In March 2021, The Kings of Leon released the first-ever album sold as an NFT. The NFT album came with numerous perks attached, such as front-row concert tickets, exclusive digital art, etc. What’s more, these NFT’s have a lifetime royalty attached to them. Any time they are resold in the future, The Kings of Leon receive a percentage of the sale (donated to charity in this case). NFT’s give power to artists in that they can choose where to make them available, how many copies to mint, what price to charge for their work, and attach their own royalty rate if they so choose.
Some further ideas for monetization and incentivizing the purchase of your token:
NFT lotteries for token-holders: put your digital assets up for lottery as NFT’s — album art, B-sides, outtakes… literally anything.

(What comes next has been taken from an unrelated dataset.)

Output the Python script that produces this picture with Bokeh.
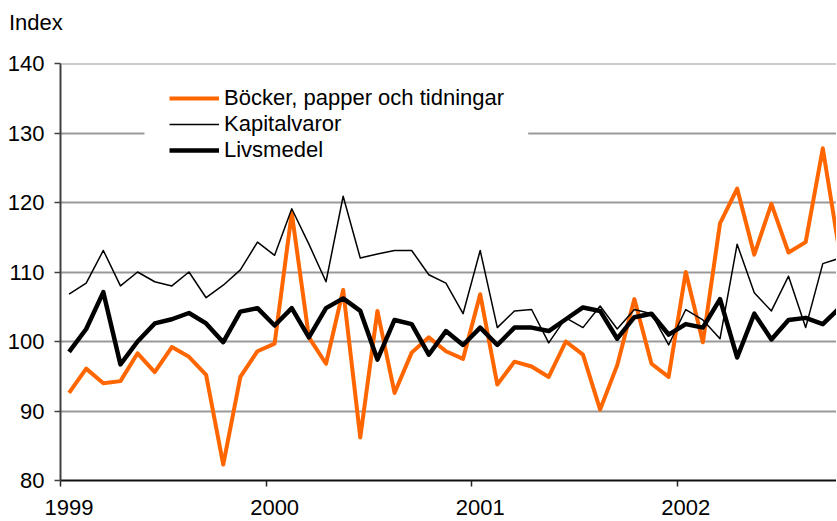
from bokeh.plotting import figure
from bokeh.layouts import column
from bokeh.models import (Range1d, FixedTicker, Legend, LegendItem, Span, BoxAnnotation, Div)
from bokeh.embed import file_html
from bokeh.resources import INLINE

# ---- data (monthly index, Jan 1999 onwards) ----
years = ["1999", "2000", "2001", "2002"]
y_ticks = [80, 90, 100, 110, 120, 130, 140]

bocker = [92.6, 96.1, 94.0, 94.3, 98.3, 95.6, 99.2, 97.8, 95.2, 82.3, 94.9, 98.6,
          99.7, 118.5, 100.6, 96.8, 107.4, 86.2, 104.4, 92.6, 98.4, 100.6, 98.6, 97.5,
          106.8, 93.8, 97.1, 96.4, 94.9, 100.0, 98.1, 90.2, 96.6, 106.1, 96.8, 94.9,
          110.0, 99.9, 117.0, 122.0, 112.5, 119.8, 112.8, 114.3, 127.8, 112.5]

kapital = [106.8, 108.4, 113.1, 108.0, 110.0, 108.6, 108.0, 110.0, 106.3, 108.1, 110.3, 114.3,
           112.4, 119.1, 114.0, 108.6, 120.9, 112.0, 112.6, 113.1, 113.1, 109.6, 108.4, 104.0,
           113.1, 102.0, 104.4, 104.6, 99.8, 103.4, 102.0, 105.1, 101.8, 104.6, 104.0, 99.5,
           104.6, 103.1, 100.4, 114.0, 107.0, 104.4, 109.4, 102.0, 111.2, 112.0]

livsmedel = [98.5, 101.8, 107.1, 96.7, 100.0, 102.6, 103.2, 104.1, 102.6, 99.9, 104.3, 104.8,
             102.3, 104.8, 100.6, 104.8, 106.2, 104.4, 97.4, 103.1, 102.5, 98.1, 101.5, 99.5,
             102.0, 99.5, 102.0, 102.0, 101.5, 103.2, 104.9, 104.4, 100.4, 103.5, 104.0, 101.0,
             102.5, 102.0, 106.1, 97.7, 104.0, 100.3, 103.1, 103.4, 102.5, 104.9]

months = [i + 0.5 for i in range(len(bocker))]  # category centres

FONT = "Liberation Sans"
FS = "22px"
ORANGE = "#FF6600"
GRID = "#999999"

# unit label above the chart
unit = Div(text="Index", width=200, height=33, margin=(7, 0, 0, 9),
           styles={"font-family": FONT, "font-size": FS, "color": "black"})

p = figure(width=836, height=479, output_backend="svg", toolbar_location=None,
           x_range=Range1d(0, 45.3), y_range=Range1d(80, 140),
           min_border_left=60, min_border_right=0, min_border_top=23, min_border_bottom=39)
p.outline_line_color = None
p.background_fill_color = "white"
p.border_fill_color = "white"

# lines
r_b = p.line(months, bocker, line_color=ORANGE, line_width=4, line_join="round")
r_k = p.line(months, kapital, line_color="black", line_width=1.5, line_join="round")
r_l = p.line(months, livsmedel, line_color="black", line_width=4.5, line_join="round")

# x axis: labels at January centre, ticks at year boundaries (minor ticks)
year_pos = [12 * k + 0.5 for k in range(len(years))]
year_bounds = [12 * k for k in range(len(years) + 1)]
xa = p.xaxis[0]
xa.ticker = FixedTicker(ticks=year_pos, minor_ticks=year_bounds)
xa.major_label_overrides = {pos: lab for pos, lab in zip(year_pos, years)}
xa.major_tick_out = 0
xa.major_tick_in = 0
xa.major_tick_line_color = None
xa.minor_tick_out = 6
xa.minor_tick_in = 0
xa.minor_tick_line_color = "#222222"
xa.minor_tick_line_width = 1.5
xa.axis_line_color = "#111111"
xa.axis_line_width = 2
xa.major_label_standoff = 13
xa.major_label_text_font = FONT
xa.major_label_text_font_size = FS
xa.major_label_text_color = "black"

ya = p.yaxis[0]
ya.ticker = FixedTicker(ticks=y_ticks)
ya.minor_tick_line_color = None
ya.major_tick_out = 6
ya.major_tick_in = 0
ya.major_tick_line_color = "#404040"
ya.major_tick_line_width = 1.5
ya.axis_line_color = "#404040"
ya.axis_line_width = 2
ya.major_label_standoff = 10
ya.major_label_text_font = FONT
ya.major_label_text_font_size = FS
ya.major_label_text_color = "black"

p.xgrid.grid_line_color = None
p.ygrid.grid_line_color = GRID
p.ygrid.grid_line_width = 2

# white area behind legend interrupting the 130 gridline
p.add_layout(BoxAnnotation(left=4.9, right=27.3, bottom=128.5, top=131.5,
                           fill_color="white", fill_alpha=1.0, line_color=None))

# legend
legend = Legend(items=[LegendItem(label="Böcker, papper och tidningar", renderers=[r_b]),
                       LegendItem(label="Kapitalvaror", renderers=[r_k]),
                       LegendItem(label="Livsmedel", renderers=[r_l])],
                location=(109, 317.4), padding=27, spacing=0,
                glyph_width=50, glyph_height=24, label_height=24, label_standoff=5,
                label_text_font=FONT, label_text_font_size=FS, label_text_color="black",
                background_fill_color="white", background_fill_alpha=1.0,
                border_line_color=None)
p.add_layout(legend)

# top gridline drawn above the legend box
p.add_layout(Span(location=140, dimension="width", line_color=GRID, line_width=2,
                  level="overlay"))

layout = column(unit, p, spacing=0)
open("out.html", "w").write(file_html(layout, INLINE))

Think of NFT’s as collectibles — how much would people be willing to pay for a unique master of an unreleased Beatles track? That is part of what drives interest to these.
Concert ticket giveaways: concert tickets can also be NFT’s. Offer free concert tickets to the top 10 holders of your coin, or to 10 new buyers of your coin.
Post your music on Audius: a crypto streaming platform where you can choose how much users must pay to listen to stream your music
Conclusion
In 1994, in the early days of internet adoption, do you think anyone could have predicted the rise of music streaming and its ensuing complete and total disruption of the music industry?
Of course not. Spotify, Apple Music, SoundCloud — these are natural evolutions of the digital age, which, although easily explainable in hindsight, were nearly unpredictable 25 years ago.
Ten years ago, in 2011, Bitcoin was worth $1. How many of those early adopters do you think knew it would be worth more than $57,000 today? Very few, I’d wager.
Today, the cryptocurrency scene is booming. Everyone seems to be jumping on the bandwagon — from Elon Musk to investment banks, celebrities, athletes, and more.
When I first found out about BitClout, I could hardly sleep. I was so excited. From the moment I understood the concept, I was certain that it would become huge. Adoption will take time, but definitely not the 10 years it took Bitcoin. A couple of key points make me believe that it will catch on quickly:
BitClout has launched at a time where crypto is becoming mainstream
Decentralization: Twitter, in particular, has received a lot of pushback of late in their silencing of Donald Trump and other controversial profiles — people will be drawn to a place of truly free speech
Social Media’s gamification (being rewarded with likes and follows for quality content) makes it incredibly addicting — the financial incentive adds fuel to the flames
The music industry is broken, which has never been displayed so clearly as it has with COVID stripping artists of their touring revenue — artists are desperately seeking new monetization methods
As mentioned before, this is a young platform built on fairly young technology. Best practices will eventually come forward, and we will be able to provide more coherent advice as to how exactly you should approach your social token.
That being said, one thing is for certain: artists who take the time to understand crypto, and furthermore to start experimenting with it, will be way ahead of the game. This is going to be the biggest disruption to the music industry since Napster, and those who familiarize themselves with the tools at their disposal early will be rewarded greatly.